──────── Data excerpts

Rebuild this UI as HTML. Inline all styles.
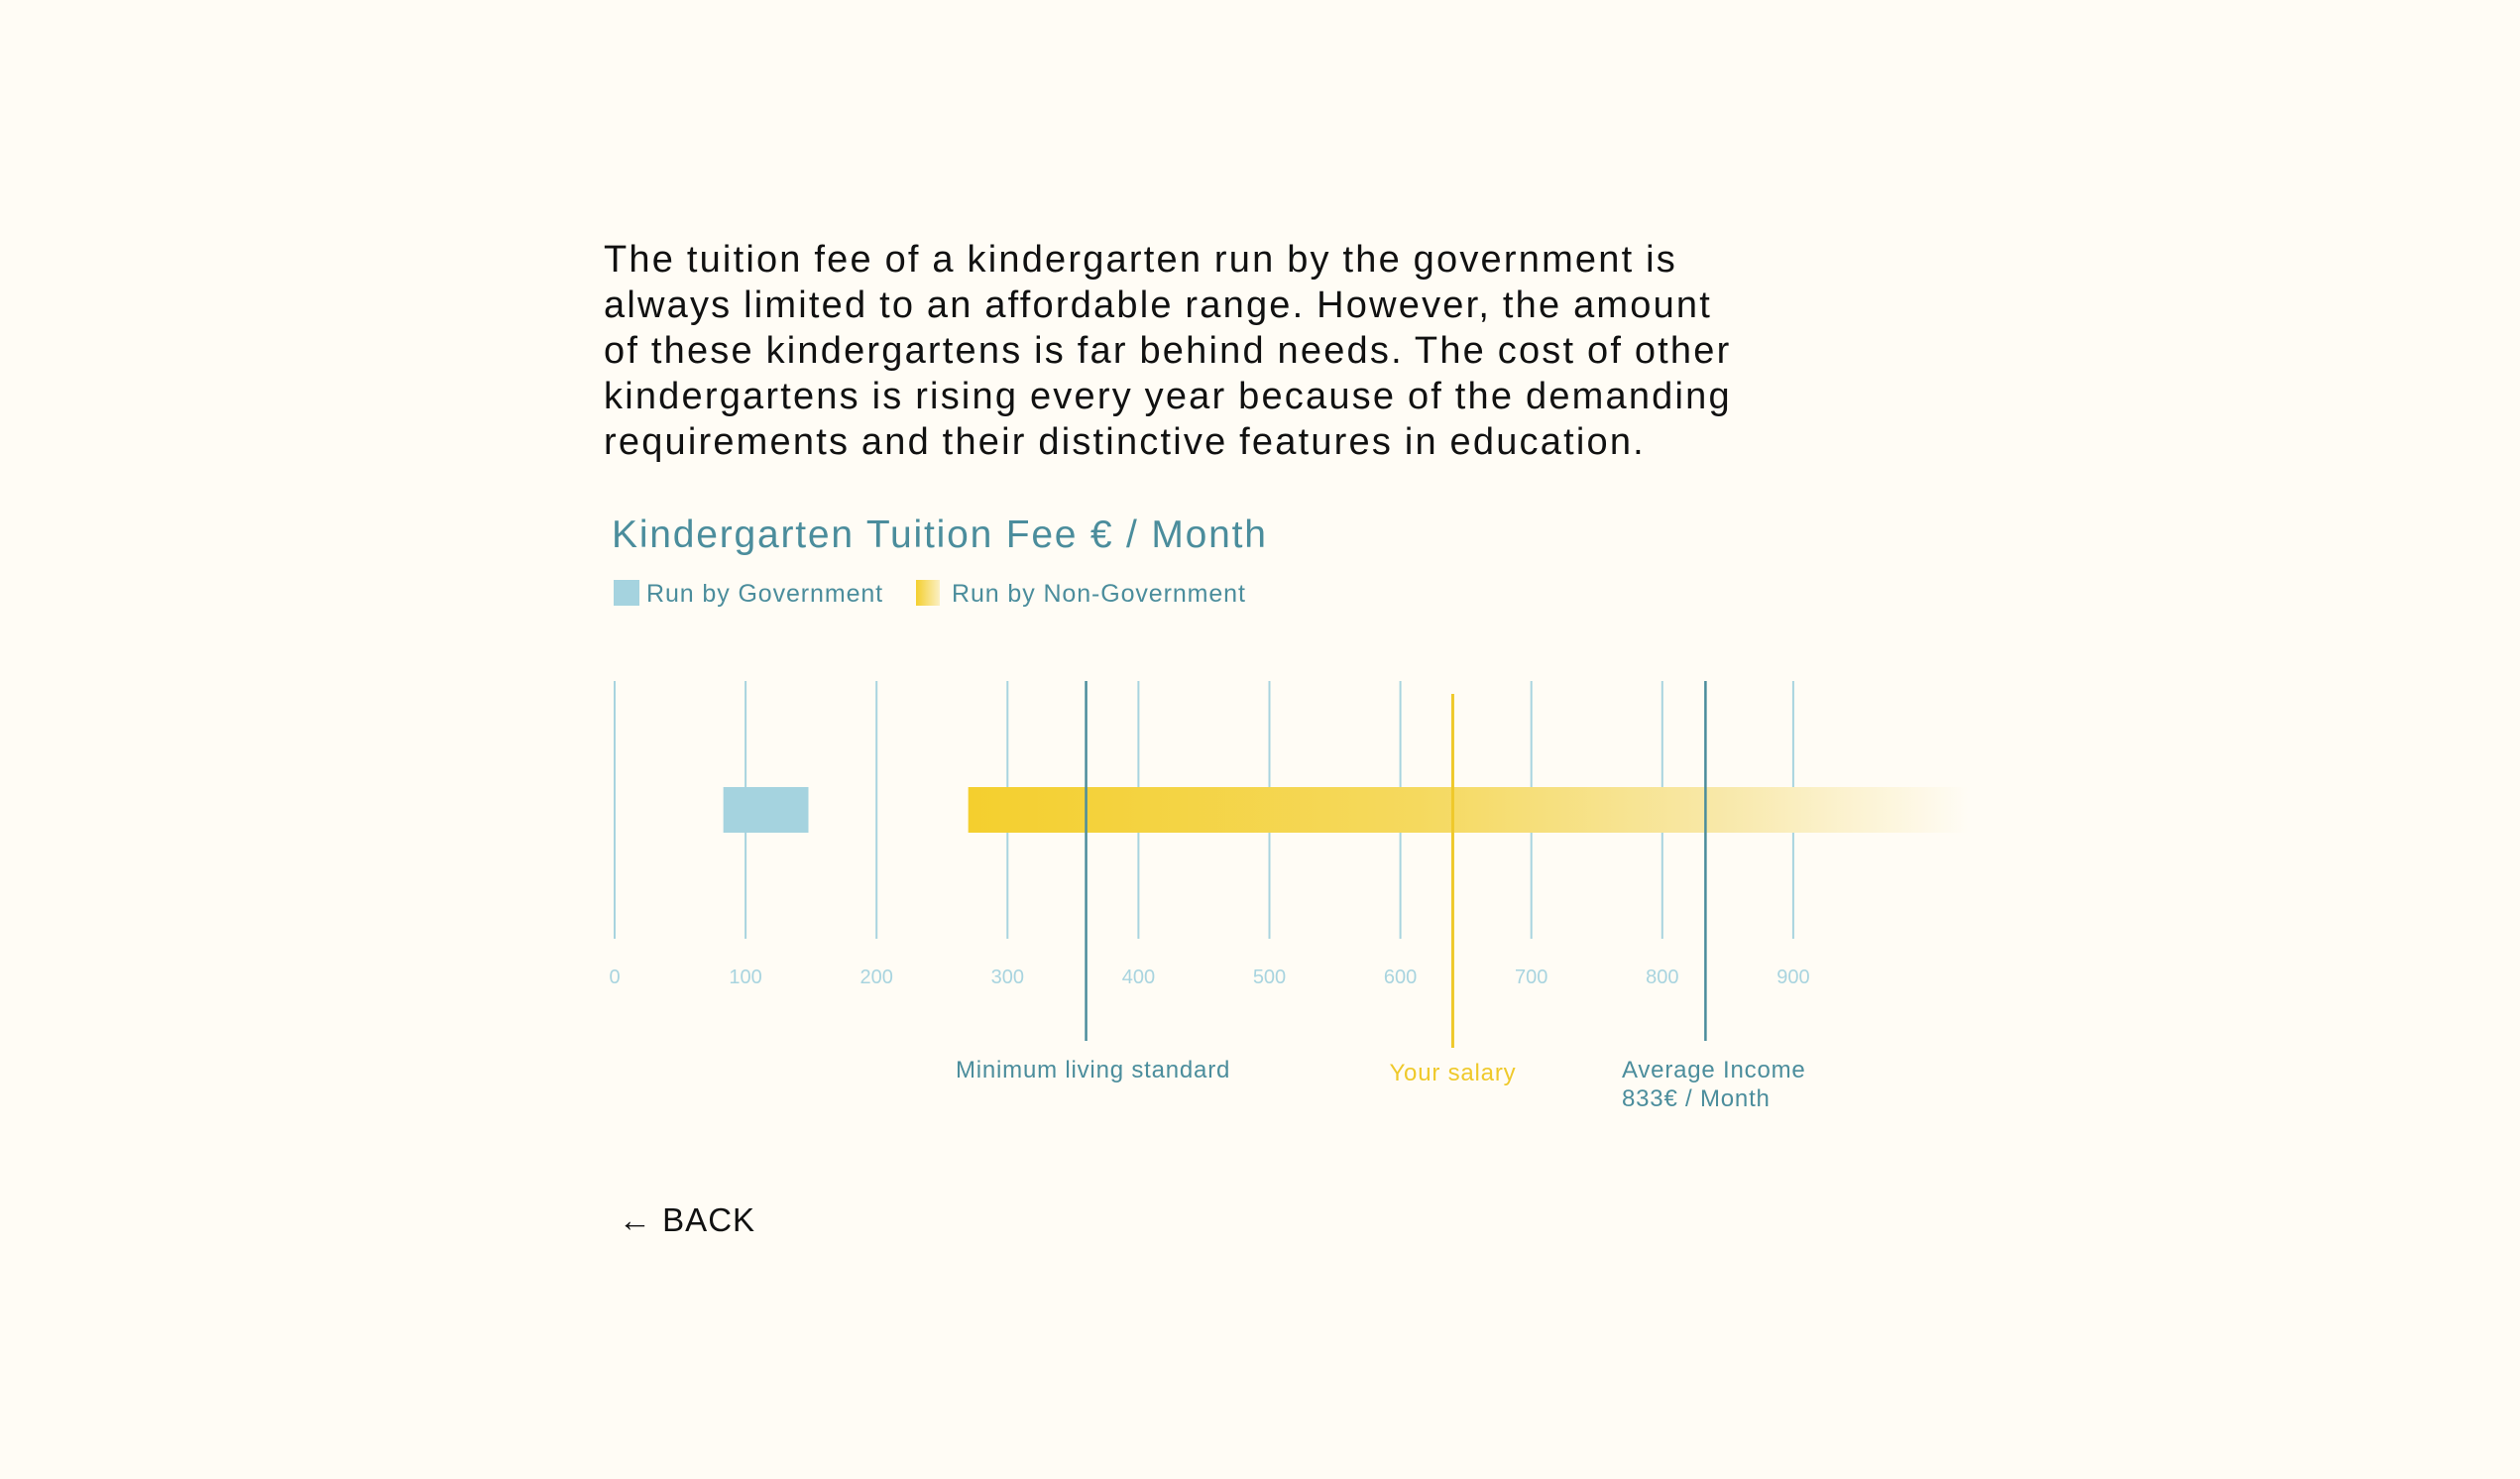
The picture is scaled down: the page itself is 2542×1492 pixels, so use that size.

────────────────
──────── Data excerpts

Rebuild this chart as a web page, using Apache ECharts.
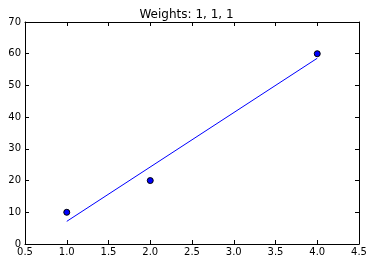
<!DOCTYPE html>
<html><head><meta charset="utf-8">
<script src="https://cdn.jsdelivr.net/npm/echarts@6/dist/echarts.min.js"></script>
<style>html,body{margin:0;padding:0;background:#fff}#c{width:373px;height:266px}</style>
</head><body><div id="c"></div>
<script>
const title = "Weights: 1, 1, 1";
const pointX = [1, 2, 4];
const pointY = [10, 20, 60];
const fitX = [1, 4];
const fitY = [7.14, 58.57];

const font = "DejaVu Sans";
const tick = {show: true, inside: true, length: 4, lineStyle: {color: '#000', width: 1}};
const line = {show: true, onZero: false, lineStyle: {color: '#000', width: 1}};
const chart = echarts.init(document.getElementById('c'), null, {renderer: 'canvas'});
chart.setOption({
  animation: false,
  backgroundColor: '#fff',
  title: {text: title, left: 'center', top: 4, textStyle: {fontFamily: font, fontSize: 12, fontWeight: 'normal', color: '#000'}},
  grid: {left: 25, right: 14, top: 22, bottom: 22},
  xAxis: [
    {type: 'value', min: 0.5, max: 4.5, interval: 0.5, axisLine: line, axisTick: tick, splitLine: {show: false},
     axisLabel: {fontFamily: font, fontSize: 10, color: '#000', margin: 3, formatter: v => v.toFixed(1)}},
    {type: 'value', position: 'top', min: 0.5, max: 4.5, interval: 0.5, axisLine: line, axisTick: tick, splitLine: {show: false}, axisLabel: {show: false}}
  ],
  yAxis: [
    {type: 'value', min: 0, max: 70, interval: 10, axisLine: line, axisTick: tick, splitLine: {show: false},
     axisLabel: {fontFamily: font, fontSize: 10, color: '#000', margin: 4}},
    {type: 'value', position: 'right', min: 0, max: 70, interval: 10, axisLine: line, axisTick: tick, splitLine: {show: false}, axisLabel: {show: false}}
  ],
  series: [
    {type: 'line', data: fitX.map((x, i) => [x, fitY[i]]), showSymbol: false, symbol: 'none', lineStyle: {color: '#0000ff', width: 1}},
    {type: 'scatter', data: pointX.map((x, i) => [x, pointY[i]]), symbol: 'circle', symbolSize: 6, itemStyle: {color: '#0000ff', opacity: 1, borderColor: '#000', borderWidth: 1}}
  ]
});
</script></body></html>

────────────────

Give back exactly the lines from the one containing "Rebuild this chart" to the one containing "const fitY = [7.14, 58.57];", both included, and no pictures.

Rebuild this chart as a web page, using Apache ECharts.
<!DOCTYPE html>
<html><head><meta charset="utf-8">
<script src="https://cdn.jsdelivr.net/npm/echarts@6/dist/echarts.min.js"></script>
<style>html,body{margin:0;padding:0;background:#fff}#c{width:373px;height:266px}</style>
</head><body><div id="c"></div>
<script>
const title = "Weights: 1, 1, 1";
const pointX = [1, 2, 4];
const pointY = [10, 20, 60];
const fitX = [1, 4];
const fitY = [7.14, 58.57];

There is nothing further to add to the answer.